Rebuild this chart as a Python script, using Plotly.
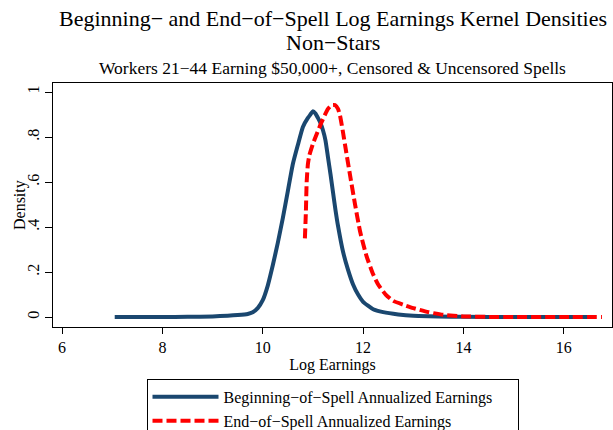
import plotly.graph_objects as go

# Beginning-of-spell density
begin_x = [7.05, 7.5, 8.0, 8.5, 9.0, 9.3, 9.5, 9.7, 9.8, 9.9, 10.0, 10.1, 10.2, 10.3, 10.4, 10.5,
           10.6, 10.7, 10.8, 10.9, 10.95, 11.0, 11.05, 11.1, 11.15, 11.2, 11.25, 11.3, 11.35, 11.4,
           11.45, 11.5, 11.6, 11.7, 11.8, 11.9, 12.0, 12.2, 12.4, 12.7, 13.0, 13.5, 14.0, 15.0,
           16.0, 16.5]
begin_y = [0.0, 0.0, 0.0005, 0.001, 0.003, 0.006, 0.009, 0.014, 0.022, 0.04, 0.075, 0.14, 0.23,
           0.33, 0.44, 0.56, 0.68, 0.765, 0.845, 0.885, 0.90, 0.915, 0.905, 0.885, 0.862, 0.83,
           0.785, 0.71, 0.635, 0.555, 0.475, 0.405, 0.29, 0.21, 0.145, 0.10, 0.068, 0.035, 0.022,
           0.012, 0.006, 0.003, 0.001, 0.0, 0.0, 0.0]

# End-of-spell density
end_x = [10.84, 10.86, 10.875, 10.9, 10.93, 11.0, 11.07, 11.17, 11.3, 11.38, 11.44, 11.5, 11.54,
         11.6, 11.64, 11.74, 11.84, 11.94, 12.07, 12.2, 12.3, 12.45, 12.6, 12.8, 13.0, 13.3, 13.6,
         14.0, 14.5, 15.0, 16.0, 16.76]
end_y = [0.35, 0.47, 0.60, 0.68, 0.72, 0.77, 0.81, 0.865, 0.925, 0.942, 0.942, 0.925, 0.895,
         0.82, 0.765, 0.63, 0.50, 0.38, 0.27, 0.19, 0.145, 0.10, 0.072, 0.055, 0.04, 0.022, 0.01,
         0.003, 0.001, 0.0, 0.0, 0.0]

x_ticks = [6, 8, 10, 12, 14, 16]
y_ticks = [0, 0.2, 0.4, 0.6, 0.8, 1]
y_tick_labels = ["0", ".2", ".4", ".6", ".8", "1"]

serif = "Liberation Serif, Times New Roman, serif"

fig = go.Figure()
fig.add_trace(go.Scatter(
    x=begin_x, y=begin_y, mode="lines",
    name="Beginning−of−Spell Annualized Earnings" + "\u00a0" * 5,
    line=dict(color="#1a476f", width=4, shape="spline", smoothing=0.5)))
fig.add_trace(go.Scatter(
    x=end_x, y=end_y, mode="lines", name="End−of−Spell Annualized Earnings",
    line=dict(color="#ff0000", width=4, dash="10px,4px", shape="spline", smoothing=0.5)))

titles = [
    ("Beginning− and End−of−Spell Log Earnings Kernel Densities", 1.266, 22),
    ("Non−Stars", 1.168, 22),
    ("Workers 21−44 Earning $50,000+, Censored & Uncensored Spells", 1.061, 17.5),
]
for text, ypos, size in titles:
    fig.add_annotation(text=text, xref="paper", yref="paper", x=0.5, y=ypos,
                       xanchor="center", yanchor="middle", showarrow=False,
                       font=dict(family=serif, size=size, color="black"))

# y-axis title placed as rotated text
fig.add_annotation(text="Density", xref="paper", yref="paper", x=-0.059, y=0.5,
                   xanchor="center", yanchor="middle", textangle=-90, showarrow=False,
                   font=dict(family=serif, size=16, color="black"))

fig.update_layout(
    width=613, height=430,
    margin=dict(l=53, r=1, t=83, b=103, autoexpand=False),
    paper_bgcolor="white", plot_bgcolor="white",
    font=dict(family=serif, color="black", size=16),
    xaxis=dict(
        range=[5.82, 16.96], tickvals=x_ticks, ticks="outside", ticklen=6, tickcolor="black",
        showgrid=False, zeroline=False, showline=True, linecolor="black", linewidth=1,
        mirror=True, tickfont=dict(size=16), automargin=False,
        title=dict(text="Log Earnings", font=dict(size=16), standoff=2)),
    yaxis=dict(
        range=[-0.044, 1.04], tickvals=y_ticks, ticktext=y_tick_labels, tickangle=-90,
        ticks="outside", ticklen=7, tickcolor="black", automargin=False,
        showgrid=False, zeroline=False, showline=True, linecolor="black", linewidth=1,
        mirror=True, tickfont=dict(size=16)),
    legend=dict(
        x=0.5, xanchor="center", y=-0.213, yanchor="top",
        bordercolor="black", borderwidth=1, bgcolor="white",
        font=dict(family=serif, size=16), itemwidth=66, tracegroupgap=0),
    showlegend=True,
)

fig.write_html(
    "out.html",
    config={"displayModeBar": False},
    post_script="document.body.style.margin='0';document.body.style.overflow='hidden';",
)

########

▶ REQUIRED TASK
Repeat only what lies between the start of the data and the end of the line containing "Serif, Times New", exactly, with pictures left out.

▶ COMPLETE OUTPUT
Rebuild this chart as a Python script, using Plotly.
import plotly.graph_objects as go

# Beginning-of-spell density
begin_x = [7.05, 7.5, 8.0, 8.5, 9.0, 9.3, 9.5, 9.7, 9.8, 9.9, 10.0, 10.1, 10.2, 10.3, 10.4, 10.5,
           10.6, 10.7, 10.8, 10.9, 10.95, 11.0, 11.05, 11.1, 11.15, 11.2, 11.25, 11.3, 11.35, 11.4,
           11.45, 11.5, 11.6, 11.7, 11.8, 11.9, 12.0, 12.2, 12.4, 12.7, 13.0, 13.5, 14.0, 15.0,
           16.0, 16.5]
begin_y = [0.0, 0.0, 0.0005, 0.001, 0.003, 0.006, 0.009, 0.014, 0.022, 0.04, 0.075, 0.14, 0.23,
           0.33, 0.44, 0.56, 0.68, 0.765, 0.845, 0.885, 0.90, 0.915, 0.905, 0.885, 0.862, 0.83,
           0.785, 0.71, 0.635, 0.555, 0.475, 0.405, 0.29, 0.21, 0.145, 0.10, 0.068, 0.035, 0.022,
           0.012, 0.006, 0.003, 0.001, 0.0, 0.0, 0.0]

# End-of-spell density
end_x = [10.84, 10.86, 10.875, 10.9, 10.93, 11.0, 11.07, 11.17, 11.3, 11.38, 11.44, 11.5, 11.54,
         11.6, 11.64, 11.74, 11.84, 11.94, 12.07, 12.2, 12.3, 12.45, 12.6, 12.8, 13.0, 13.3, 13.6,
         14.0, 14.5, 15.0, 16.0, 16.76]
end_y = [0.35, 0.47, 0.60, 0.68, 0.72, 0.77, 0.81, 0.865, 0.925, 0.942, 0.942, 0.925, 0.895,
         0.82, 0.765, 0.63, 0.50, 0.38, 0.27, 0.19, 0.145, 0.10, 0.072, 0.055, 0.04, 0.022, 0.01,
         0.003, 0.001, 0.0, 0.0, 0.0]

x_ticks = [6, 8, 10, 12, 14, 16]
y_ticks = [0, 0.2, 0.4, 0.6, 0.8, 1]
y_tick_labels = ["0", ".2", ".4", ".6", ".8", "1"]

serif = "Liberation Serif, Times New Roman, serif"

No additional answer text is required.